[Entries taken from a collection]
++++

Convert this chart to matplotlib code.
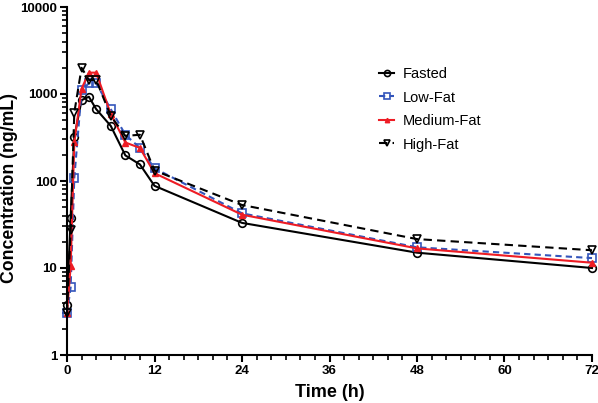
import matplotlib
matplotlib.use("Agg")
import matplotlib.pyplot as plt
from matplotlib.ticker import FixedLocator, LogLocator, NullFormatter

plt.rcParams['font.family'] = ['Liberation Sans', 'DejaVu Sans']

time_h = [0, 0.5, 1, 2, 3, 4, 6, 8, 10, 12, 24, 48, 72]
fasted = [3.8, 38, 320, 850, 930, 670, 430, 197, 155, 88, 33, 15, 10]
low_fat = [3, 6, 108, 1100, 1330, 1330, 670, 340, 240, 140, 42.5, 17.3, 13]
medium_fat = [3, 10.5, 280, 1150, 1760, 1760, 590, 277, 240, 123, 41, 16.8, 11.5]
high_fat = [3, 27, 610, 2000, 1450, 1450, 560, 330, 340, 132, 53, 21.5, 16]

x_ticks = [0, 12, 24, 36, 48, 60, 72]
y_ticks = [1, 10, 100, 1000, 10000]
y_ticklabels = ["1", "10", "100", "1000", "10000"]

fig = plt.figure(figsize=(5.98, 4.03), dpi=100)
ax = fig.add_axes([67/598, 1-355/403, (592-67)/598, (355-7)/403])

ax.plot(time_h, fasted, color='black', lw=1.5, ls='-', marker='o', ms=5.5,
        mfc='none', mec='black', mew=1.2, label='Fasted', clip_on=False)
ax.plot(time_h, low_fat, color='#3355bb', lw=1.5, ls=(0, (3, 2)), marker='s', ms=5.5,
        mfc='none', mec='#3355bb', mew=1.2, label='Low-Fat', clip_on=False)
ax.plot(time_h, medium_fat, color='#ee1c24', lw=1.5, ls='-', marker='^', ms=4,
        mfc='#ee1c24', mec='#ee1c24', mew=1.0, label='Medium-Fat', clip_on=False)
ax.plot(time_h, high_fat, color='black', lw=1.5, ls=(0, (4, 2.5)), marker='v', ms=6,
        mfc='none', mec='black', mew=1.2, label='High-Fat', clip_on=False)

ax.set_yscale('log')
ax.set_xlim(0, 72)
ax.set_ylim(1, 10000)
ax.xaxis.set_major_locator(FixedLocator(x_ticks))
ax.xaxis.set_minor_locator(FixedLocator(list(range(0, 73, 2))))
ax.yaxis.set_major_locator(FixedLocator(y_ticks))
ax.set_yticklabels(y_ticklabels)
ax.yaxis.set_minor_locator(LogLocator(base=10, subs=range(2, 10)))
ax.yaxis.set_minor_formatter(NullFormatter())

for s in ['top', 'right']:
    ax.spines[s].set_visible(False)
for s in ['left', 'bottom']:
    ax.spines[s].set_linewidth(1.5)

ax.tick_params(axis='both', which='major', length=5, width=1.5, labelsize=9.5,
               direction='out', pad=2)
ax.tick_params(axis='both', which='minor', length=3.5, width=1.2, direction='out')
for lab in ax.get_xticklabels() + ax.get_yticklabels():
    lab.set_fontweight('bold')

ax.set_xlabel('Time (h)', fontsize=13, fontweight='bold', labelpad=5)
ax.set_ylabel('Concentration (ng/mL)', fontsize=12.7, fontweight='bold')
ax.yaxis.set_label_coords(-0.093, 0.48)

leg = ax.legend(loc='upper left', bbox_to_anchor=(0.57, 0.865), frameon=False,
                fontsize=10.5, handlelength=1.0, handletextpad=0.6, labelspacing=0.65,
                markerscale=0.8)

fig.savefig('out.png', dpi=100)
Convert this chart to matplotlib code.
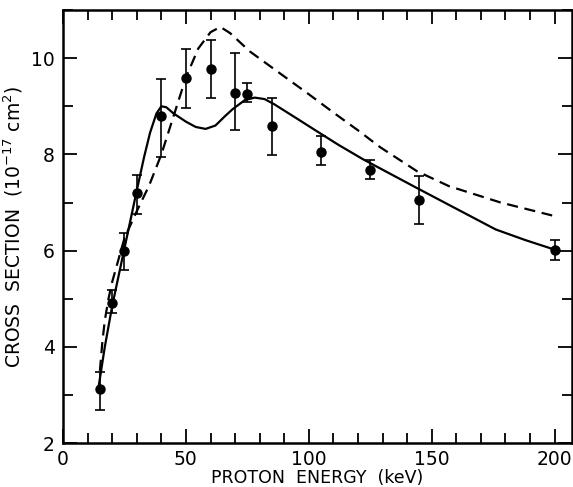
import numpy as np
import matplotlib.pyplot as plt
from matplotlib.ticker import MultipleLocator

# measured cross sections with error bars
energy = [15, 20, 25, 30, 40, 50, 60, 70, 75, 85, 105, 125, 145, 200]
sigma = [3.12, 4.91, 5.99, 7.2, 8.8, 9.59, 9.78, 9.28, 9.26, 8.59, 8.06, 7.68, 7.05, 6.02]
err_lo = [2.69, 4.70, 5.59, 6.76, 7.94, 8.97, 9.17, 8.51, 9.09, 7.99, 7.78, 7.49, 6.56, 5.81]
err_hi = [3.47, 5.19, 6.37, 7.58, 9.56, 10.19, 10.38, 10.1, 9.48, 9.18, 8.38, 7.88, 7.56, 6.23]

# solid theory curve
solid_e = [14.6, 17, 20, 25, 30, 33, 35.4, 38, 40, 42, 45, 50, 54, 58, 62, 66, 69,
           74, 78, 82, 86, 95, 103, 112, 122, 133, 144, 160, 176, 188, 200]
solid_s = [3.21, 4.0, 4.85, 6.05, 7.25, 7.95, 8.45, 8.85, 9.0, 8.98, 8.85, 8.68, 8.57,
           8.53, 8.6, 8.8, 8.94, 9.13, 9.18, 9.15, 9.04, 8.75, 8.49, 8.2, 7.9, 7.6, 7.3,
           6.87, 6.44, 6.22, 6.02]

# dashed theory curve
dash_e = [15, 16, 17, 18.5, 20, 25, 30, 35, 40, 45, 50, 55, 60, 64, 68, 76, 90, 100,
          110, 120, 129, 144, 157, 178, 199]
dash_s = [3.5, 4.1, 4.55, 5.0, 5.35, 6.26, 6.82, 7.35, 8.0, 8.8, 9.6, 10.2, 10.54, 10.65,
          10.52, 10.14, 9.62, 9.25, 8.87, 8.5, 8.15, 7.65, 7.34, 7.0, 6.73]

fig = plt.figure(figsize=(5.73, 4.87), dpi=100)
ax = fig.add_axes([0.110, 0.0903, 0.888, 0.889])

ax.plot(solid_e, solid_s, 'k-', lw=1.6)
ax.plot(dash_e, dash_s, 'k--', lw=1.6, dashes=(5, 3))

s = np.array(sigma)
yerr = [s - np.array(err_lo), np.array(err_hi) - s]
ax.errorbar(energy, sigma, yerr=yerr, fmt='o', color='k', ms=6.5,
            elinewidth=1.2, capsize=3.5, capthick=1.2)

ax.set_xlim(0, 207)
ax.set_ylim(2, 11)
ax.set_xticks([0, 50, 100, 150, 200])
ax.xaxis.set_minor_locator(MultipleLocator(10))
ax.set_yticks([2, 4, 6, 8, 10])
ax.yaxis.set_minor_locator(MultipleLocator(1))
ax.tick_params(which='both', direction='in', top=True, right=True, width=1.3,
               labelsize=13.5)
ax.tick_params(axis='y', pad=6)
ax.tick_params(axis='x', pad=5)
ax.tick_params(which='major', length=10)
ax.tick_params(which='minor', length=7)
for sp in ax.spines.values():
    sp.set_linewidth(1.8)

ax.set_xlabel('PROTON  ENERGY  (keV)', fontsize=12.5, labelpad=0)
ax.set_ylabel('CROSS  SECTION  (10$^{-17}$ cm$^{2}$)', fontsize=13.5, labelpad=4)

plt.savefig('out.png', dpi=100)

++++

--- What is needed ---
Reproduce every record word for word. The copy must contain no pictures.

--- Reply to the task ---
Convert this chart to matplotlib code.
import matplotlib
matplotlib.use("Agg")
import matplotlib.pyplot as plt
from matplotlib.ticker import FixedLocator, LogLocator, NullFormatter

plt.rcParams['font.family'] = ['Liberation Sans', 'DejaVu Sans']

time_h = [0, 0.5, 1, 2, 3, 4, 6, 8, 10, 12, 24, 48, 72]
fasted = [3.8, 38, 320, 850, 930, 670, 430, 197, 155, 88, 33, 15, 10]
low_fat = [3, 6, 108, 1100, 1330, 1330, 670, 340, 240, 140, 42.5, 17.3, 13]
medium_fat = [3, 10.5, 280, 1150, 1760, 1760, 590, 277, 240, 123, 41, 16.8, 11.5]
high_fat = [3, 27, 610, 2000, 1450, 1450, 560, 330, 340, 132, 53, 21.5, 16]

x_ticks = [0, 12, 24, 36, 48, 60, 72]
y_ticks = [1, 10, 100, 1000, 10000]
y_ticklabels = ["1", "10", "100", "1000", "10000"]

fig = plt.figure(figsize=(5.98, 4.03), dpi=100)
ax = fig.add_axes([67/598, 1-355/403, (592-67)/598, (355-7)/403])

ax.plot(time_h, fasted, color='black', lw=1.5, ls='-', marker='o', ms=5.5,
        mfc='none', mec='black', mew=1.2, label='Fasted', clip_on=False)
ax.plot(time_h, low_fat, color='#3355bb', lw=1.5, ls=(0, (3, 2)), marker='s', ms=5.5,
        mfc='none', mec='#3355bb', mew=1.2, label='Low-Fat', clip_on=False)
ax.plot(time_h, medium_fat, color='#ee1c24', lw=1.5, ls='-', marker='^', ms=4,
        mfc='#ee1c24', mec='#ee1c24', mew=1.0, label='Medium-Fat', clip_on=False)
ax.plot(time_h, high_fat, color='black', lw=1.5, ls=(0, (4, 2.5)), marker='v', ms=6,
        mfc='none', mec='black', mew=1.2, label='High-Fat', clip_on=False)

ax.set_yscale('log')
ax.set_xlim(0, 72)
ax.set_ylim(1, 10000)
ax.xaxis.set_major_locator(FixedLocator(x_ticks))
ax.xaxis.set_minor_locator(FixedLocator(list(range(0, 73, 2))))
ax.yaxis.set_major_locator(FixedLocator(y_ticks))
ax.set_yticklabels(y_ticklabels)
ax.yaxis.set_minor_locator(LogLocator(base=10, subs=range(2, 10)))
ax.yaxis.set_minor_formatter(NullFormatter())

for s in ['top', 'right']:
    ax.spines[s].set_visible(False)
for s in ['left', 'bottom']:
    ax.spines[s].set_linewidth(1.5)

ax.tick_params(axis='both', which='major', length=5, width=1.5, labelsize=9.5,
               direction='out', pad=2)
ax.tick_params(axis='both', which='minor', length=3.5, width=1.2, direction='out')
for lab in ax.get_xticklabels() + ax.get_yticklabels():
    lab.set_fontweight('bold')

ax.set_xlabel('Time (h)', fontsize=13, fontweight='bold', labelpad=5)
ax.set_ylabel('Concentration (ng/mL)', fontsize=12.7, fontweight='bold')
ax.yaxis.set_label_coords(-0.093, 0.48)

leg = ax.legend(loc='upper left', bbox_to_anchor=(0.57, 0.865), frameon=False,
                fontsize=10.5, handlelength=1.0, handletextpad=0.6, labelspacing=0.65,
                markerscale=0.8)

fig.savefig('out.png', dpi=100)
Convert this chart to matplotlib code.
import numpy as np
import matplotlib.pyplot as plt
from matplotlib.ticker import MultipleLocator

# measured cross sections with error bars
energy = [15, 20, 25, 30, 40, 50, 60, 70, 75, 85, 105, 125, 145, 200]
sigma = [3.12, 4.91, 5.99, 7.2, 8.8, 9.59, 9.78, 9.28, 9.26, 8.59, 8.06, 7.68, 7.05, 6.02]
err_lo = [2.69, 4.70, 5.59, 6.76, 7.94, 8.97, 9.17, 8.51, 9.09, 7.99, 7.78, 7.49, 6.56, 5.81]
err_hi = [3.47, 5.19, 6.37, 7.58, 9.56, 10.19, 10.38, 10.1, 9.48, 9.18, 8.38, 7.88, 7.56, 6.23]

# solid theory curve
solid_e = [14.6, 17, 20, 25, 30, 33, 35.4, 38, 40, 42, 45, 50, 54, 58, 62, 66, 69,
           74, 78, 82, 86, 95, 103, 112, 122, 133, 144, 160, 176, 188, 200]
solid_s = [3.21, 4.0, 4.85, 6.05, 7.25, 7.95, 8.45, 8.85, 9.0, 8.98, 8.85, 8.68, 8.57,
           8.53, 8.6, 8.8, 8.94, 9.13, 9.18, 9.15, 9.04, 8.75, 8.49, 8.2, 7.9, 7.6, 7.3,
           6.87, 6.44, 6.22, 6.02]

# dashed theory curve
dash_e = [15, 16, 17, 18.5, 20, 25, 30, 35, 40, 45, 50, 55, 60, 64, 68, 76, 90, 100,
          110, 120, 129, 144, 157, 178, 199]
dash_s = [3.5, 4.1, 4.55, 5.0, 5.35, 6.26, 6.82, 7.35, 8.0, 8.8, 9.6, 10.2, 10.54, 10.65,
          10.52, 10.14, 9.62, 9.25, 8.87, 8.5, 8.15, 7.65, 7.34, 7.0, 6.73]

fig = plt.figure(figsize=(5.73, 4.87), dpi=100)
ax = fig.add_axes([0.110, 0.0903, 0.888, 0.889])

ax.plot(solid_e, solid_s, 'k-', lw=1.6)
ax.plot(dash_e, dash_s, 'k--', lw=1.6, dashes=(5, 3))

s = np.array(sigma)
yerr = [s - np.array(err_lo), np.array(err_hi) - s]
ax.errorbar(energy, sigma, yerr=yerr, fmt='o', color='k', ms=6.5,
            elinewidth=1.2, capsize=3.5, capthick=1.2)

ax.set_xlim(0, 207)
ax.set_ylim(2, 11)
ax.set_xticks([0, 50, 100, 150, 200])
ax.xaxis.set_minor_locator(MultipleLocator(10))
ax.set_yticks([2, 4, 6, 8, 10])
ax.yaxis.set_minor_locator(MultipleLocator(1))
ax.tick_params(which='both', direction='in', top=True, right=True, width=1.3,
               labelsize=13.5)
ax.tick_params(axis='y', pad=6)
ax.tick_params(axis='x', pad=5)
ax.tick_params(which='major', length=10)
ax.tick_params(which='minor', length=7)
for sp in ax.spines.values():
    sp.set_linewidth(1.8)

ax.set_xlabel('PROTON  ENERGY  (keV)', fontsize=12.5, labelpad=0)
ax.set_ylabel('CROSS  SECTION  (10$^{-17}$ cm$^{2}$)', fontsize=13.5, labelpad=4)

plt.savefig('out.png', dpi=100)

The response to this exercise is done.